As you all know, sometimes I have a hard time wrapping my head around the whole picture. Let us assume I understand and agree with the choice to tear down a perfectly good stadium to further indenture the taxpayer to a sports owner. I don’t, but let’s say I do. The winner of the new stadium naming lottery leaves me slack-jawed. Mercedes Benz is paying two hundred fifty million dollars to have their name plastered all over the dome. They are even going to put the logo on the roof that will open and close in a pinwheel fashion.

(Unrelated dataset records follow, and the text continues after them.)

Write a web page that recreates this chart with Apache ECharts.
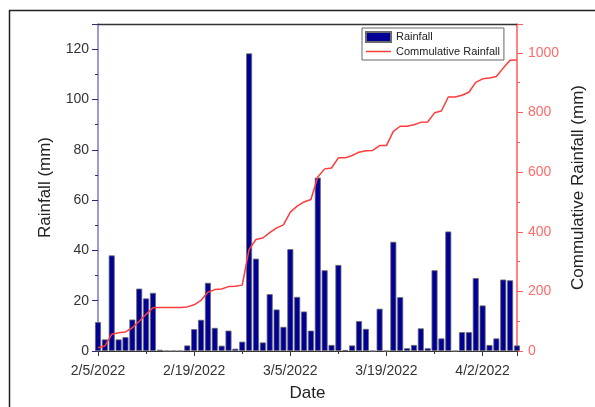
<!DOCTYPE html>
<html>
<head>
<meta charset="utf-8">
<script src="https://cdn.jsdelivr.net/npm/echarts@6/dist/echarts.min.js"></script>
<style>
html,body{margin:0;padding:0;background:#fff;}
#c{width:595px;height:407px;}
</style>
</head>
<body>
<div id="c"></div>
<script>
// Day offsets from 2/5/2022
const dayOffsets = [0,1,2,3,4,5,6,7,8,9,10,11,12,13,14,15,16,17,18,19,20,21,22,23,24,25,26,27,28,29,30,
  31,32,33,34,35,36,37,38,39,40,41,42,43,44,45,46,47,48,49,50,51,52,53,54,55,56,57,58,59,60,61];
const tickLabels = ['2/5/2022','2/19/2022','3/5/2022','3/19/2022','4/2/2022'];
const rainfall = [11.5,4.6,38,4.6,5.5,12.5,24.8,20.9,23.1,0.5,0,0,0,2.2,8.7,12.4,27.1,9.2,2.1,8.1,0.9,
  3.7,118.3,36.7,3.4,22.6,16.5,9.6,40.5,21.5,15.7,8.1,68.9,32.1,2.4,34.2,0.4,2.2,11.9,8.8,0,
  16.8,0,43.4,21.4,1.1,2.4,9.0,1.1,32.1,5.0,47.5,0,7.5,7.5,29,18.1,2.4,5.0,28.4,28.1,2.2];
const cumulative = [11,17,56,61,64,78,100,123,145,146,146,146,146,148,155,170,197,206,208,216,217,
  221,341,374,379,397,413,423,466,486,500,508,584,611,614,648,648,656,667,672,673,
  689,689,737,754,754,759,767,768,799,805,852,852,858,868,901,913,916,921,949,975,976];

const FONT = 'Liberation Sans, Arial, sans-serif';
const X_MAX = 61, Y_MAX = 130;
const chart = echarts.init(document.getElementById('c'), null, {renderer:'canvas'});
chart.setOption({
  backgroundColor:'#fff',
  animation:false,
  graphic:[{id:'frame', type:'rect', shape:{x:9.5,y:10.5,width:600,height:420}, style:{fill:'none', stroke:'#222', lineWidth:1.5}, z:100}],
  legend:{
    left:362, top:28, orient:'vertical', itemWidth:25, itemHeight:10, itemGap:3,
    padding:[3,4,3,3], borderColor:'#666', borderWidth:1, borderRadius:0, backgroundColor:'#fff',
    textStyle:{fontFamily:FONT, fontSize:11, color:'#222'},
    data:[{name:'Rainfall', icon:'rect'},
          {name:'Commulative Rainfall', icon:'path://M0,0 L100,0 L100,6 L0,6 Z', itemStyle:{color:'#ff3b3b'}}]
  },
  grid:{left:98, right:70, top:24, bottom:55},
  xAxis:[{
    type:'value', min:0, max:X_MAX, interval:14, position:'bottom',
    name:'Date', nameLocation:'middle', nameGap:34,
    nameTextStyle:{fontFamily:FONT, fontSize:17, color:'#222'},
    axisLine:{onZero:false, lineStyle:{color:'#333', width:1}},
    axisTick:{show:true, inside:false, length:5, lineStyle:{color:'#333'}},
    minorTick:{show:true, splitNumber:2, length:3, lineStyle:{color:'#333'}},
    splitLine:{show:false},
    axisLabel:{margin:13, fontFamily:FONT, fontSize:14, color:'#333',
      formatter:function(v){ return tickLabels[Math.round(v/14)] || ''; }, showMaxLabel:false}
  }],
  yAxis:[{
    type:'value', min:0, max:Y_MAX, interval:20, position:'left',
    name:'Rainfall (mm)', nameLocation:'middle', nameGap:44, nameRotate:90,
    nameTextStyle:{fontFamily:FONT, fontSize:17, color:'#222'},
    axisLine:{show:true, onZero:false, lineStyle:{color:'#7b7bc4', width:1.5}},
    axisTick:{show:true, length:6, lineStyle:{color:'#2b2b8f'}},
    minorTick:{show:true, splitNumber:2, length:3, lineStyle:{color:'#2b2b8f'}},
    splitLine:{show:false},
    axisLabel:{margin:9, fontFamily:FONT, fontSize:14, color:'#333', showMaxLabel:false}
  },{
    type:'value', min:0, max:1097, interval:200, position:'right',
    name:'Commulative Rainfall (mm)', nameLocation:'middle', nameGap:48, nameRotate:90,
    nameTextStyle:{fontFamily:FONT, fontSize:17, color:'#222'},
    axisLine:{show:true, onZero:false, lineStyle:{color:'#ff5a5a', width:1.5}},
    axisTick:{show:true, length:6, lineStyle:{color:'#ff5a5a'}},
    minorTick:{show:true, splitNumber:2, length:3, lineStyle:{color:'#ff5a5a'}},
    splitLine:{show:false},
    axisLabel:{margin:11, fontFamily:FONT, fontSize:14, color:'#ff6a6a', showMaxLabel:false,
      formatter:function(v){ return String(v); }}
  }],
  series:[{
    name:'Rainfall', type:'bar', xAxisIndex:0, yAxisIndex:0, barWidth:6,
    itemStyle:{color:'#000096', borderColor:'#6a6a6a', borderWidth:0.8},
    markLine:{silent:true, symbol:'none', animation:false, label:{show:false},
      lineStyle:{color:'#333', type:'solid', width:1.3},
      emphasis:{disabled:true},
      data:[{yAxis:Y_MAX}]},
    data:dayOffsets.map(function(d,i){return [d, rainfall[i]];})
  },{
    name:'Commulative Rainfall', type:'line', xAxisIndex:0, yAxisIndex:1,
    symbol:'none', smooth:false,
    lineStyle:{color:'#ff3b3b', width:1.5}, itemStyle:{color:'#ff3b3b'},
    data:dayOffsets.map(function(d,i){return [d, cumulative[i]];})
  }]
});
</script>
</body>
</html>
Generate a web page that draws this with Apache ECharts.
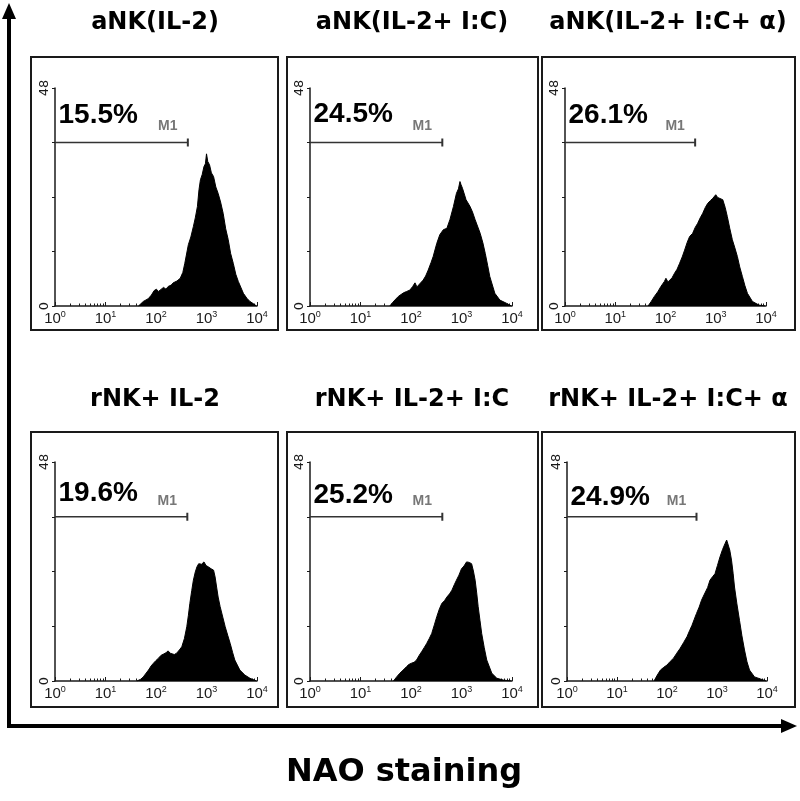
<!DOCTYPE html>
<html>
<head>
<meta charset="utf-8">
<script src="https://cdn.jsdelivr.net/npm/echarts@6/dist/echarts.min.js"></script>
<style>
  html, body { margin: 0; padding: 0; background: #fff; }
  #main { width: 800px; height: 801px; }
</style>
</head>
<body>
<div id="main"></div>
<script>
  // panels, left to right then top to bottom
  var panelNames = ['aNK(IL-2)', 'aNK(IL-2+ I:C)', 'aNK(IL-2+ I:C+ α)', 'rNK+ IL-2', 'rNK+ IL-2+ I:C', 'rNK+ IL-2+ I:C+ α'];
  var gatePercent = ['15.5%', '24.5%', '26.1%', '19.6%', '25.2%', '24.9%'];
  var gateEnd = [427, 417, 389, 417, 417, 389]; // M1 gate runs from 10^0 to here
  var gateLevel = 36;
  var xTicks = [1, 10, 100, 1000, 10000];
  var xMinorTicks = [2, 3, 4, 5, 6, 7, 8, 9, 20, 30, 40, 50, 60, 70, 80, 90,
    200, 300, 400, 500, 600, 700, 800, 900, 2000, 3000, 4000, 5000, 6000, 7000, 8000, 9000];
  var yLabelled = [0, 48];

  // [intensity, events]
  var hist1 = [[45, 0], [56, 1.0], [70, 1.6], [81, 2.4], [92, 3.4], [102, 3.7], [112, 3.2], [120, 3.6], [141, 4.1],
    [158, 3.7], [174, 4.3], [200, 4.6], [219, 5.1], [260, 5.5], [302, 6.1], [340, 7.4], [372, 9.4], [437, 13.5],
    [490, 15.2], [550, 17.5], [600, 19.4], [661, 21.9], [710, 25.6], [759, 27.8], [820, 28.9], [891, 30.7],
    [950, 31.3], [1000, 33.5], [1060, 31.8], [1148, 31.1], [1250, 29.3], [1380, 28.5], [1530, 26.2], [1698, 24.8],
    [1900, 22.9], [2138, 20.4], [2400, 17.0], [2692, 14.6], [3000, 11.6], [3388, 9.4], [3800, 7.0], [4266, 5.4],
    [5370, 2.8], [6300, 1.7], [7244, 1.0], [8500, 0.5], [9772, 0]];
  var hist2 = [[38, 0], [46, 1.1], [56, 2.1], [71, 2.9], [82, 3.2], [95, 3.5], [108, 4.3], [120, 5.1], [131, 4.2],
    [141, 4.4], [174, 5.7], [195, 6.6], [219, 7.9], [250, 9.6], [275, 10.9], [324, 13.8], [372, 15.7], [437, 16.8],
    [470, 16.4], [513, 17.1], [589, 19.0], [692, 21.9], [794, 24.8], [870, 25.8], [933, 27.4], [980, 26.7],
    [1047, 25.9], [1230, 23.4], [1479, 21.9], [1650, 20.7], [1862, 19.0], [2344, 16.0], [2650, 13.9], [2951, 11.6],
    [3300, 8.9], [3631, 6.5], [4571, 2.8], [5754, 1.3], [7762, 0.6], [9772, 0]];
  var hist3 = [[45, 0], [52, 1.0], [60, 2.1], [70, 3.1], [81, 4.3], [95, 5.4], [102, 6.1], [112, 5.3], [120, 5.0],
    [135, 6.2], [151, 7.2], [170, 8.1], [191, 9.4], [215, 10.8], [240, 12.3], [270, 14.0], [302, 15.3], [347, 16.0],
    [390, 17.3], [437, 18.2], [490, 19.4], [550, 20.4], [620, 21.7], [692, 22.6], [780, 23.2], [871, 23.7],
    [940, 24.0], [1000, 24.5], [1090, 23.9], [1175, 24.1], [1380, 23.4], [1540, 21.7], [1698, 19.7], [1900, 17.1],
    [2138, 14.6], [2400, 12.8], [2692, 10.9], [3000, 8.6], [3388, 6.5], [3800, 4.5], [4266, 2.8], [5370, 1.0],
    [7244, 0.2], [9550, 0]];
  var hist4 = [[42, 0], [50, 0.4], [56, 0.9], [71, 2.4], [80, 3.3], [89, 3.9], [100, 4.5], [112, 5.0], [125, 5.6],
    [141, 5.9], [158, 6.2], [174, 6.6], [190, 6.1], [204, 5.7], [230, 5.8], [257, 6.1], [290, 6.8], [324, 7.5],
    [365, 9.3], [407, 11.9], [438, 14.4], [468, 17.0], [510, 19.8], [550, 22.1], [600, 23.9], [646, 25.0],
    [700, 25.7], [741, 25.4], [800, 25.6], [891, 26.1], [980, 25.3], [1096, 25.0], [1230, 24.6], [1380, 24.3],
    [1480, 22.8], [1585, 20.6], [1700, 18.4], [1862, 16.3], [2100, 14.0], [2344, 11.9], [2650, 9.9], [2951, 8.2],
    [3300, 6.2], [3631, 4.6], [4571, 2.4], [5754, 1.3], [7244, 0.6], [9772, 0]];
  var hist5 = [[45, 0], [52, 0.9], [60, 1.7], [70, 2.4], [81, 3.1], [90, 3.6], [102, 3.9], [115, 4.1], [129, 4.6],
    [145, 5.6], [162, 6.4], [182, 7.3], [204, 8.2], [230, 9.3], [257, 10.4], [290, 12.3], [324, 14.1], [365, 15.8],
    [407, 17.0], [460, 17.6], [513, 18.4], [580, 19.1], [646, 19.9], [720, 21.1], [794, 22.1], [890, 23.2],
    [1000, 24.6], [1120, 25.2], [1259, 26.1], [1420, 26.0], [1585, 25.7], [1720, 24.1], [1862, 22.1], [2000, 19.3],
    [2138, 16.3], [2320, 13.3], [2512, 10.4], [2820, 7.3], [3162, 4.6], [3981, 1.7], [5012, 0.6], [6761, 0.2], [9772, 0]];
  var hist6 = [[55, 0], [64, 1.3], [74, 2.4], [86, 3.0], [100, 3.5], [116, 4.3], [135, 5.0], [157, 6.1], [182, 7.1],
    [214, 8.4], [251, 9.7], [282, 11.0], [316, 12.2], [350, 13.5], [389, 14.8], [440, 16.2], [490, 17.7],
    [530, 18.5], [575, 18.8], [650, 20.5], [724, 22.1], [820, 22.9], [912, 23.5], [1020, 25.3], [1148, 27.2],
    [1290, 28.8], [1445, 30.1], [1560, 30.9], [1660, 30.5], [1800, 28.7], [1950, 26.5], [2100, 23.6], [2239, 20.6],
    [2500, 16.9], [2818, 13.3], [3150, 9.9], [3548, 6.8], [3980, 4.2], [4467, 2.4], [5623, 0.9], [7586, 0.4], [9550, 0]];
  var histograms = [hist1, hist2, hist3, hist4, hist5, hist6];

  // layout (px)
  var gridLeft = [55, 310, 565, 55, 310, 567];
  var gridTop = [88, 88, 88, 462, 462, 462];
  var gridWidth = [202, 202, 201, 202, 202, 200];
  var gridHeight = [218, 218, 218, 219, 219, 219];
  var boxLeft = [31, 287, 542, 31, 287, 542];
  var boxTop = [57, 57, 57, 432, 432, 432];
  var boxWidth = [247, 251, 253, 247, 251, 253];
  var boxHeight = [273, 273, 273, 275, 275, 275];
  var titleCenter = [155, 412, 668, 155, 412, 668];
  var titleTop = [11, 11, 11, 388, 388, 388];
  var pctLift = [27, 28, 27, 23, 21, 19];

  var ink = '#1a1a1a';
  var narrow = "'Liberation Sans Narrow', 'Liberation Sans', Arial, sans-serif";
  var bold = "'DejaVu Sans', sans-serif";

  var myChart = echarts.init(document.getElementById('main'));

  var grids = [], xAxes = [], yAxes = [], series = [], titles = [], graphics = [];

  for (var i = 0; i < 6; i++) {
    grids.push({ left: gridLeft[i], top: gridTop[i], width: gridWidth[i], height: gridHeight[i], containLabel: false });

    titles.push({
      text: panelNames[i], left: titleCenter[i], top: titleTop[i], textAlign: 'center', padding: 0,
      textStyle: { fontFamily: bold, fontWeight: 'bold', fontSize: 24, color: '#000' }
    });

    // decades + labels
    xAxes.push({
      type: 'log', logBase: 10, gridIndex: i, min: 1, max: 10000, position: 'bottom',
      axisLine: { show: true, onZero: false, lineStyle: { color: ink, width: 1.5 } },
      axisTick: { show: true, inside: true, length: 4, customValues: xTicks, lineStyle: { color: ink, width: 1 } },
      axisLabel: {
        show: true, customValues: xTicks, margin: 4,
        formatter: function (v) { return '{b|10}{s|' + Math.round(Math.log10(v)) + '}'; },
        rich: {
          b: { fontFamily: narrow, fontSize: 15, color: ink, lineHeight: 17 },
          s: { fontFamily: narrow, fontSize: 9, color: ink, lineHeight: 10, verticalAlign: 'top' }
        }
      },
      splitLine: { show: false }
    });
    // log minor ticks
    xAxes.push({
      type: 'log', logBase: 10, gridIndex: i, min: 1, max: 10000, position: 'bottom',
      axisLine: { show: false },
      axisTick: { show: true, inside: true, length: 2.5, customValues: xMinorTicks, lineStyle: { color: ink, width: 1 } },
      axisLabel: { show: false },
      splitLine: { show: false }
    });

    yAxes.push({
      type: 'value', gridIndex: i, min: 0, max: 48, interval: 12,
      axisLine: { show: true, onZero: false, lineStyle: { color: ink, width: 1.5 } },
      axisTick: { show: true, inside: false, length: 3, lineStyle: { color: ink } },
      axisLabel: {
        rotate: 90, margin: 4, fontFamily: "'DejaVu Sans', sans-serif", fontSize: 13, color: ink,
        formatter: function (v) { return yLabelled.indexOf(v) >= 0 ? String(v) : ''; }
      },
      splitLine: { show: false }
    });

    series.push({
      type: 'line', xAxisIndex: 2 * i, yAxisIndex: i, data: histograms[i],
      symbol: 'none', silent: true, z: 2,
      lineStyle: { color: '#000', width: 1 },
      areaStyle: { color: '#000', opacity: 1 }
    });

    series.push({
      type: 'line', xAxisIndex: 2 * i, yAxisIndex: i, silent: true, z: 3,
      lineStyle: { color: '#333', width: 1.5 },
      itemStyle: { color: '#333' },
      data: [
        {
          value: [1, gateLevel], symbol: 'circle', symbolSize: 1, itemStyle: { color: 'transparent' },
          label: {
            show: true, formatter: gatePercent[i], position: [4, -pctLift[i]], verticalAlign: 'middle', align: 'left',
            fontFamily: "'Liberation Sans', Arial, sans-serif", fontWeight: 'bold', fontSize: 28, color: '#000'
          }
        },
        {
          value: [gateEnd[i], gateLevel], symbol: 'rect', symbolSize: [2, 8],
          label: {
            show: true, formatter: 'M1', position: 'top', distance: 5, offset: [-20, 0],
            fontFamily: narrow, fontWeight: 'bold', fontSize: 14, color: '#777'
          }
        }
      ]
    });

    graphics.push({
      type: 'rect', silent: true,
      shape: { x: boxLeft[i], y: boxTop[i], width: boxWidth[i], height: boxHeight[i] },
      style: { fill: 'none', stroke: ink, lineWidth: 2 }
    });
  }

  titles.push({
    text: 'NAO staining', left: 404, top: 757, textAlign: 'center', padding: 0,
    textStyle: { fontFamily: bold, fontWeight: 'bold', fontSize: 32, color: '#000' }
  });

  // big axis arrows
  graphics.push(
    { type: 'line', silent: true, shape: { x1: 9, y1: 728, x2: 9, y2: 16 }, style: { stroke: '#000', lineWidth: 4 } },
    { type: 'polygon', silent: true, shape: { points: [[9, 3], [2, 19], [16, 19]] }, style: { fill: '#000' } },
    { type: 'line', silent: true, shape: { x1: 7, y1: 726, x2: 784, y2: 726 }, style: { stroke: '#000', lineWidth: 4 } },
    { type: 'polygon', silent: true, shape: { points: [[797, 726], [781, 719], [781, 733]] }, style: { fill: '#000' } }
  );

  var option = {
    backgroundColor: '#fff',
    animation: false,
    title: titles,
    grid: grids,
    xAxis: xAxes,
    yAxis: yAxes,
    series: series,
    graphic: graphics
  };
  myChart.setOption(option);
</script>
</body>
</html>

Up until this point, I feel like I’ve given Mr. Blank a pass on a few of his eccentricities. For one, I am disturbed by his need to be on the sidelines and in the locker room. Back in the day, we used to call boosters who had never played, but wanted to hang around the athletes, “jock sniffers”. I was willing to just overlook this little weirdness as a guy who wanted to be a stud, wasn’t, but made enough money to buy a team of studs so he could hang out with them. Hey, I told myself, it could be worse, the team could still be owned by the Smiths.

Anyway, I’m having a hard time understanding a person of the Jewish persuasion attaching himself to a company that used slave labor in World Ward II. I’m all about forgiveness, and second chances, but I don’t know how you can get past the fact that the success of today’s Mercedes was built on as many as 40,000 slave laborers who worked under the most appalling conditions. Maybe Mr. Blank’s threshold for forgiveness is much lower than mine. Maybe Mr. Blank plans on donating the money to B’nai B’rith. There were roughly six million Jewish deaths attributed to the Nazi’s in World War II. Two hundred and fifty million dollars buys about $42.00 of atonement for each death. Yom Kippur is next week, so let’s watch and see how this plays out.

In unrelated news, the Falcons won 26-24.